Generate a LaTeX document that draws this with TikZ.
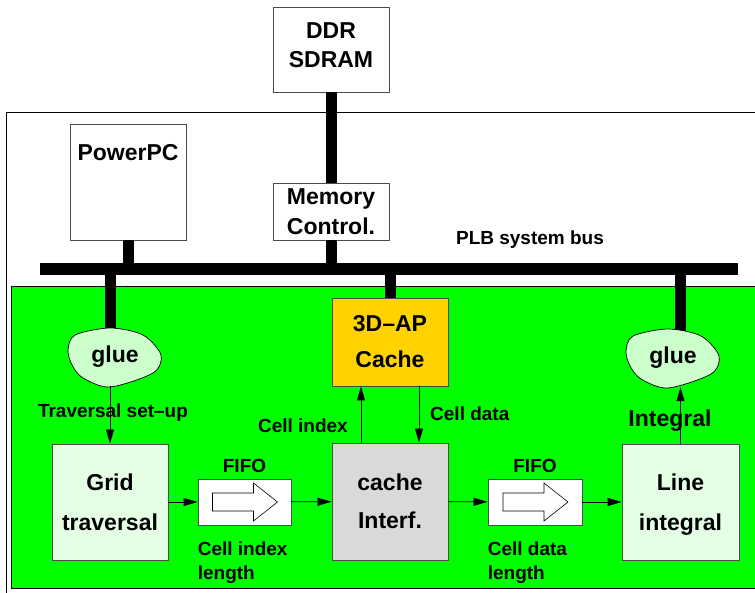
\documentclass[tikz,border=0pt]{standalone}
\usepackage{fontspec}
\setmainfont{Liberation Sans}
\usetikzlibrary{positioning,arrows.meta,calc}
\definecolor{apgold}{RGB}{255,210,0}
\definecolor{fpgagreen}{RGB}{0,255,0}
\newcommand{\boxfont}[1]{\fontsize{23}{#1}\selectfont\bfseries}
\tikzset{
  every node/.style={font=\fontsize{19}{24}\selectfont\bfseries},
  blk/.style={
    draw=black!70, line width=0.8pt, fill=#1, align=center,
    inner sep=0pt, minimum width=116, minimum height=116
  },
  fifo/.style={
    draw=black!70, line width=0.8pt, fill=white,
    inner sep=0pt, minimum width=93, minimum height=46
  },
  bus/.style={fill=black, inner sep=0pt, minimum height=12},
  stub/.style={line width=11pt, draw=black},
  arr/.style={-{Triangle[length=14pt,width=8pt]}, line width=0.7pt, draw=black},
  lbl/.style={inner sep=0pt},
  gluetxt/.style={inner sep=0pt, minimum width=94, minimum height=58, font=\boxfont{28}},
  glueblob/.pic={
    \draw[black, line width=0.7pt, fill=green!20] plot[smooth cycle] coordinates
      {(-47,-7) (-40,-22) (-5,-29) (28,-22) (46,-2) (38,16) (-5,30) (-32,21) (-43,8)};
  },
  fifoarrow/.pic={
    \draw[black, line width=0.6pt, fill=white]
      (-32,-9) -- (9,-9) -- (9,-19) -- (33,0) -- (9,19) -- (9,9) -- (-32,9) -- cycle;
  }
}

\begin{document}
\begin{tikzpicture}[x=1pt, y=-1pt]
\useasboundingbox (0,0) rectangle (755,592);

% chip frame and FPGA fabric
\draw[line width=0.8pt] (760,112) -| (6,600);
\draw[line width=0.6pt, fill=fpgagreen] (11,286) rectangle (760,588);

\node[blk=white, minimum height=85, text depth=8pt, font=\boxfont{29}] (ddr) at (331,49.5) {DDR\\SDRAM};
\node[blk=white, minimum height=57, font=\boxfont{30}] (memctl) at (331,211.5) {Memory\\Control.};
\node[blk=white] (ppc) at (128,182) {};
\node[font=\boxfont{28}, inner sep=0pt, anchor=base] (ppctxt) at ([yshift=-37pt]ppc.north) {PowerPC};
\node[bus, minimum width=698] (plb) at (389,269) {};
\node[lbl] (plbtxt) at (530,240) {PLB system bus};

\node[blk=apgold, minimum height=88, font=\boxfont{36}] (apc) at (390,342) {3D--AP\\Cache};
\node[blk=black!15, minimum height=117, font=\boxfont{38}] (cif) at (390,501.5) {cache\\Interf.};
\node[blk=green!10, font=\boxfont{40}] (grid) at (110,502) {Grid\\traversal};
\node[blk=green!10, minimum width=117, font=\boxfont{40}] (lint) at (680.5,502) {Line\\\smash{integral}};

\node[fifo] (fifoA) at (244.5,502) {};
\node[fifo, minimum width=94] (fifoB) at (535,502) {};
\pic at (fifoA.center) {fifoarrow};
\pic at (fifoB.center) {fifoarrow};

\coordinate (glueLc) at (115,357);
\coordinate (glueRc) at (673,358);

% bus stubs
\draw[stub] (ddr) -- (memctl);
\draw[stub] (memctl.south) -- (memctl.south |- plb.center);
\draw[stub] (ppc.south) -- (ppc.south |- plb.center);
\draw[stub] (apc.north) -- (apc.north |- plb.center);
\draw[stub] (grid.north |- plb.center) -- (grid.north |- glueLc);
\draw[stub] (lint.north |- plb.center) -- (lint.north |- glueRc);

\pic at (glueLc) {glueblob};
\pic at (glueRc) {glueblob};
\node[gluetxt] (glueL) at (glueLc) {glue};
\node[gluetxt] (glueR) at (glueRc) {glue};

\node[lbl, anchor=base] (trvtxt) at (113,417) {Traversal set--up};
\node[lbl, anchor=base east] (cidxtxt) at (348,432) {Cell index};
\node[lbl, anchor=base west] (cdattxt) at (430,420) {Cell data};
\node[lbl, font=\boxfont{28}, anchor=base] (inttxt) at (670,426) {Integral};
\node[lbl, above=6pt of fifoA] (fifoAtxt) {FIFO};
\node[lbl, above=6pt of fifoB] (fifoBtxt) {FIFO};
\node[lbl, align=left, anchor=north west] (fifoAlen) at ([yshift=-16pt]fifoA.south west) {Cell index\\length};
\node[lbl, align=left, anchor=north west] (fifoBlen) at ([yshift=-16pt]fifoB.south west) {Cell data\\length};

\draw[arr] (grid.north |- glueL.south) -- (grid.north);
\draw[arr] (lint.north) -- (lint.north |- glueR.south);
\draw[arr] ([xshift=-29pt]cif.north) -- ([xshift=-29pt]apc.south);
\draw[arr] ([xshift=29pt]apc.south) -- ([xshift=29pt]cif.north);
\draw[arr] (grid) -- (fifoA);
\draw[arr] (fifoA) -- (cif);
\draw[arr] (cif) -- (fifoB);
\draw[arr] (fifoB) -- (lint);

\end{tikzpicture}
\end{document}
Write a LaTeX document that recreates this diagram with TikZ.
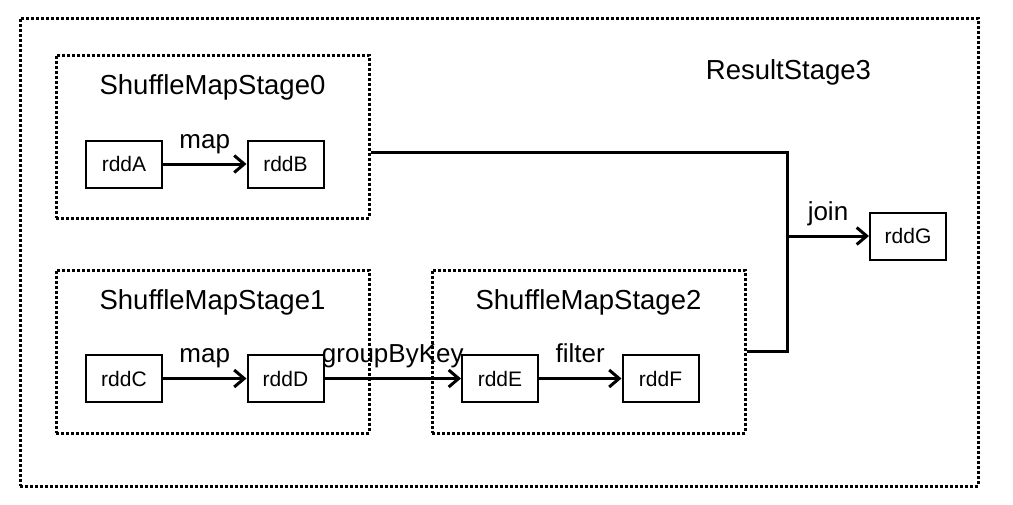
\documentclass[tikz,border=0pt]{standalone}
\usepackage{fontspec}
\setmainfont{Liberation Sans}
\usetikzlibrary{arrows.meta}
\tikzset{
  rdd/.style={draw,line width=2pt,minimum width=76pt,minimum height=47pt,
    inner sep=0pt,font=\fontsize{21}{21}\selectfont},
  stagebox/.style={draw,line width=3pt,dash pattern=on 3pt off 2pt,
    minimum width=313pt,minimum height=163pt,inner sep=0pt},
  stagetitle/.style={anchor=base,inner sep=0pt,font=\fontsize{27.5}{27.5}\selectfont},
  oplabel/.style={anchor=base,inner sep=0pt,yshift=16pt,font=\fontsize{26}{26}\selectfont},
  link/.style={line width=3pt}
}

\begin{document}
\begin{tikzpicture}[>={Straight Barb[length=10pt,width=17pt]},x=1pt,y=-1pt]
\useasboundingbox (0,0) rectangle (1013,504);
\draw (499,252) node[stagebox,minimum width=958pt,minimum height=468pt] (resultStage) {};
\draw (resultStage) ++ (289.5,-173) node[stagetitle] (resultTitle) {ResultStage3};
%
\draw (212.5,136.5) node[stagebox] (stage0) {};
\draw (stage0) ++ (0,-42.5) node[stagetitle] (stage0Title) {ShuffleMapStage0};
\draw (stage0) ++ (-88.5,27.5) node[rdd] (rddA) {rddA};
\draw (rddA) ++ (161.5,0) node[rdd] (rddB) {rddB};
\path[draw,link,->] (rddA) -- node[oplabel] {map} (rddB);
%
\draw (stage0) ++ (0,215) node[stagebox] (stage1) {};
\draw (stage1) ++ (0,-42.5) node[stagetitle] (stage1Title) {ShuffleMapStage1};
\draw (stage1) ++ (-88.5,27) node[rdd] (rddC) {rddC};
\draw (rddC) ++ (161.5,0) node[rdd] (rddD) {rddD};
\path[draw,link,->] (rddC) -- node[oplabel] {map} (rddD);
%
\draw (stage1) ++ (376,0) node[stagebox] (stage2) {};
\draw (stage2) ++ (0,-42.5) node[stagetitle] (stage2Title) {ShuffleMapStage2};
\draw (stage2) ++ (-88.5,27) node[rdd] (rddE) {rddE};
\draw (rddE) ++ (160.5,0) node[rdd] (rddF) {rddF};
\path[draw,link,->] (rddD) -- node[oplabel] {groupByKey} (rddE);
\path[draw,link,->] (rddE) -- node[oplabel] {filter} (rddF);
%
\draw (stage0) ++ (695.5,99.5) node[rdd] (rddG) {rddG};
\path (rddG.west) ++ (-82,0) coordinate (joinBus);
\path (stage0.east) ++ (0,15.5) coordinate (stage0Out);
\path[draw,link] (stage0Out) -| (joinBus) |- (stage2.east);
\path[draw,link,->] (joinBus) -- node[oplabel] {join} (rddG);
\end{tikzpicture}
\end{document}
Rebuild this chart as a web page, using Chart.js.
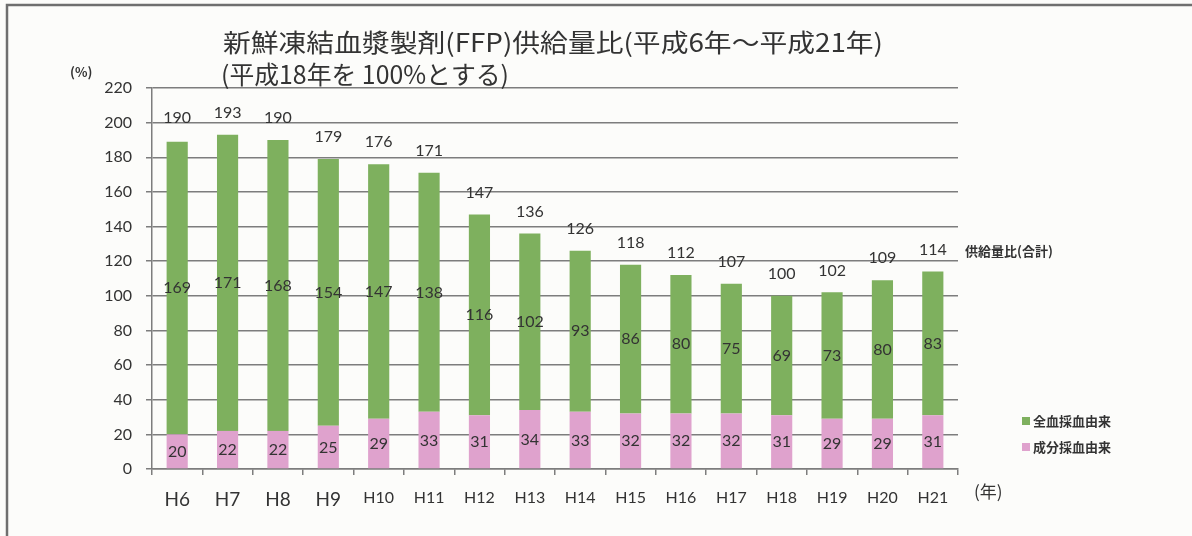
<!DOCTYPE html>
<html><head><meta charset="utf-8">
<script src="https://cdn.jsdelivr.net/npm/chart.js@4/dist/chart.umd.min.js"></script>
<style>
html,body{margin:0;padding:0;background:#fcfcfa;}
#wrap{position:relative;width:1192px;height:536px;}
canvas{display:block;}
</style></head>
<body><div id="wrap"><canvas id="c" width="1192" height="536"></canvas></div>
<script>
const categories = ['H6','H7','H8','H9','H10','H11','H12','H13','H14','H15','H16','H17','H18','H19','H20','H21'];
const componentValues = [20,22,22,25,29,33,31,34,33,32,32,32,31,29,29,31];
const wholeBloodValues = [169,171,168,154,147,138,116,102,93,86,80,75,69,73,80,83];
const totalValues = [190,193,190,179,176,171,147,136,126,118,112,107,100,102,109,114];
const yTicks = [0,20,40,60,80,100,120,140,160,180,200,220];
const seriesNames = ['全血採血由来','成分採血由来'];
const titleLine1 = '新鮮凍結血漿製剤(FFP)供給量比(平成6年～平成21年)';
const titleLine2 = '(平成18年を 100%とする)';

const GREEN = '#7eb05e';
const PINK = '#dfa2cd';
const TXT = '#333333';
const GRID = '#7d7d7d';
const latin = 'Lato, "Open Sans", sans-serif';
const numFont = '16px ' + latin;
const jpFont = '"Noto Sans CJK JP", sans-serif';

function fitText(ctx, text, x, y, targetWidth) {
  const w = ctx.measureText(text).width;
  ctx.save();
  ctx.translate(x, y);
  ctx.scale(targetWidth / w, 1);
  ctx.fillText(text, 0, 0);
  ctx.restore();
}

const labelPlugin = {
  id: 'labels',
  afterDatasetsDraw(chart) {
    const ctx = chart.ctx;
    const greenMeta = chart.getDatasetMeta(1);
    const y = chart.scales.y;
    ctx.save();
    ctx.fillStyle = TXT;
    ctx.font = numFont;
    ctx.textAlign = 'center';
    ctx.textBaseline = 'middle';
    categories.forEach((c, i) => {
      const x = greenMeta.data[i].x;
      const p = componentValues[i], g = wholeBloodValues[i];
      ctx.fillText(String(p), x, y.getPixelForValue(p / 2));
      ctx.fillText(String(g), x, y.getPixelForValue(p + g / 2));
      ctx.fillText(String(totalValues[i]), x, y.getPixelForValue(totalValues[i]) - 22);
    });
    ctx.restore();
  },
  afterDraw(chart) {
    const ctx = chart.ctx;
    ctx.save();
    // frame
    ctx.strokeStyle = '#6f6f6f';
    ctx.lineWidth = 2.5;
    ctx.beginPath();
    ctx.moveTo(7, 536); ctx.lineTo(7, 5); ctx.lineTo(1192, 5);
    ctx.stroke();
    // title
    ctx.fillStyle = TXT;
    ctx.textAlign = 'left';
    ctx.textBaseline = 'middle';
    ctx.font = '25px ' + jpFont;
    fitText(ctx, titleLine1, 223, 42, 660);
    fitText(ctx, titleLine2, 221, 74, 288);
    // axis units
    ctx.font = 'bold 13px ' + jpFont;
    ctx.fillText('(%)', 70, 72);
    ctx.font = '17px ' + jpFont;
    ctx.fillText('(年)', 974, 492);
    // total series label
    ctx.font = 'bold 13px ' + jpFont;
    ctx.fillText('供給量比(合計)', 965, 251);
    // legend
    const leg = [[seriesNames[0], GREEN, 421], [seriesNames[1], PINK, 447]];
    leg.forEach(([name, col, yy]) => {
      ctx.fillStyle = col;
      ctx.fillRect(1022, yy - 4, 8, 8);
      ctx.fillStyle = TXT;
      ctx.fillText(name, 1033, yy);
    });
    ctx.restore();
  }
};

new Chart(document.getElementById('c'), {
  type: 'bar',
  data: {
    labels: categories,
    datasets: [
      { label: seriesNames[1], data: componentValues, backgroundColor: PINK, barPercentage: 0.42, categoryPercentage: 1.0 },
      { label: seriesNames[0], data: wholeBloodValues, backgroundColor: GREEN, barPercentage: 0.42, categoryPercentage: 1.0 }
    ]
  },
  options: {
    responsive: false,
    animation: false,
    layout: { padding: { left: 0, right: 234, top: 88, bottom: 0 } },
    plugins: { legend: { display: false }, tooltip: { enabled: false }, title: { display: false } },
    scales: {
      x: {
        stacked: true,
        grid: { display: true, drawOnChartArea: false, offset: true, color: GRID, lineWidth: 1.5, tickLength: 6 },
        border: { color: GRID, width: 1.5 },
        ticks: {
          color: TXT,
          font: (c) => ({ size: c.index < 4 ? 19 : 16, family: latin }),
          padding: 13
        },
        afterFit(s) { s.height = 67; }
      },
      y: {
        stacked: true,
        min: 0, max: 220,
        afterBuildTicks(s) { s.ticks = yTicks.map(v => ({ value: v })); },
        grid: { color: GRID, lineWidth: 1.5, tickLength: 6 },
        border: { color: GRID, width: 1.5 },
        ticks: { color: TXT, font: { size: 16, family: latin }, padding: 14 },
        afterFit(s) { s.width = 152; }
      }
    }
  },
  plugins: [labelPlugin]
});
</script></body></html>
★ ★ ★ ★ ★ ★ ★
● Exercise objective:
Stop after the line containing "(11,286) rectangle (760,588);": copy the records exactly from the first line up to there, leaving pictures out.

● Exercise output:
Generate a LaTeX document that draws this with TikZ.
\documentclass[tikz,border=0pt]{standalone}
\usepackage{fontspec}
\setmainfont{Liberation Sans}
\usetikzlibrary{positioning,arrows.meta,calc}
\definecolor{apgold}{RGB}{255,210,0}
\definecolor{fpgagreen}{RGB}{0,255,0}
\newcommand{\boxfont}[1]{\fontsize{23}{#1}\selectfont\bfseries}
\tikzset{
  every node/.style={font=\fontsize{19}{24}\selectfont\bfseries},
  blk/.style={
    draw=black!70, line width=0.8pt, fill=#1, align=center,
    inner sep=0pt, minimum width=116, minimum height=116
  },
  fifo/.style={
    draw=black!70, line width=0.8pt, fill=white,
    inner sep=0pt, minimum width=93, minimum height=46
  },
  bus/.style={fill=black, inner sep=0pt, minimum height=12},
  stub/.style={line width=11pt, draw=black},
  arr/.style={-{Triangle[length=14pt,width=8pt]}, line width=0.7pt, draw=black},
  lbl/.style={inner sep=0pt},
  gluetxt/.style={inner sep=0pt, minimum width=94, minimum height=58, font=\boxfont{28}},
  glueblob/.pic={
    \draw[black, line width=0.7pt, fill=green!20] plot[smooth cycle] coordinates
      {(-47,-7) (-40,-22) (-5,-29) (28,-22) (46,-2) (38,16) (-5,30) (-32,21) (-43,8)};
  },
  fifoarrow/.pic={
    \draw[black, line width=0.6pt, fill=white]
      (-32,-9) -- (9,-9) -- (9,-19) -- (33,0) -- (9,19) -- (9,9) -- (-32,9) -- cycle;
  }
}

\begin{document}
\begin{tikzpicture}[x=1pt, y=-1pt]
\useasboundingbox (0,0) rectangle (755,592);

% chip frame and FPGA fabric
\draw[line width=0.8pt] (760,112) -| (6,600);
\draw[line width=0.6pt, fill=fpgagreen] (11,286) rectangle (760,588);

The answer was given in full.